High school students may choose to attend the Carbon Career and Technical Institute for training in the construction and mechanical trades. The Carbon-Lehigh Intermediate Unit IU21 provides the school with a wide variety of services like specialized education for disabled students; state-mandated training on recognizing and reporting child abuse; speech and visual disability services; criminal background check processing for prospective employees and professional development for staff and faculty.

The school colors are blue and white, and the athletic teams are the Blue Bombers. The first graduating class from the current school was that of 1966. The previous high school building is now occupied by Stephen S. Palmer Elementary School.

==Extracurriculars==
Palmerton Area High School offers a wide variety of clubs, activities and an extensive, publicly funded sports program.

===Athletics===
Palmerton Area High School competes in District XI tournaments and is part of the Colonial League and the Pennsylvania Interscholastic Athletic Association (PIAA). The school joined the Colonial League in 1994. The district's sports teams include:

- Varsity

- Boys
- Baseball - AAA (2016 district champions)
- Basketball - AAA
- Cross country - A
- Football - AA
- Golf - AA
- Soccer - AA
- Tennis - AA
- Track and field - AA
- Wrestling - AA

- Girls
- Basketball - AAA
- Cross country - A
- Field hockey - A
- Soccer - AA
- Softball - AAA
- Track and field - AA
- Volleyball - AA
- Wrestling - AA (2026 League Champions)]

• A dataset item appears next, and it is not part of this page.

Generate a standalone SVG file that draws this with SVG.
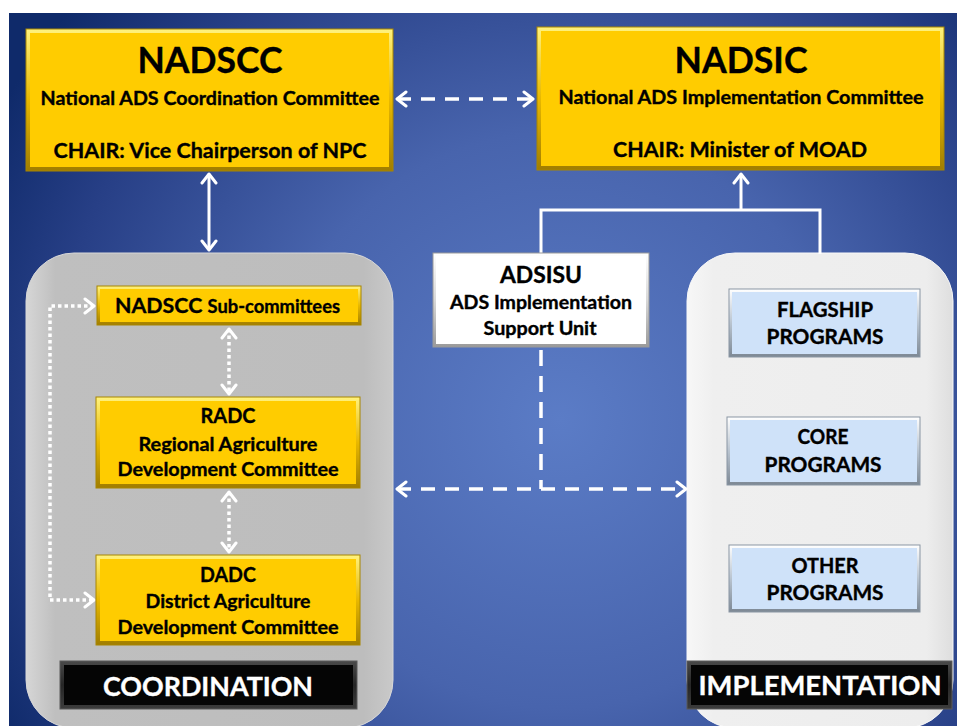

According to the PIAA directory July 2016

- Sports history
From 1977 to 1993, Palmerton was a member of the Centennial League, which also included Pocono Mountain, East Stroudsburg, Stroudsburg, Pleasant Valley, Lehighton, Northern Lehigh, Northwestern Lehigh, and Notre Dame (Green Pond). By 1993, increasingly large enrollments in the AAAA schools in the Poconos from Monroe County (Pocono Mountain, Pleasant Valley, Stroudsburg, and East Stroudsburg) had left the league dominated by these larger schools with the disparity in the quality of the athletic programs. In 1994, these schools and Lehighton created a new league called the Mountain Valley Conference (MVC). Though in a different league, Lehighton has remained a geographical rival to Palmerton. Lehighton joined the Colonial League in 2023.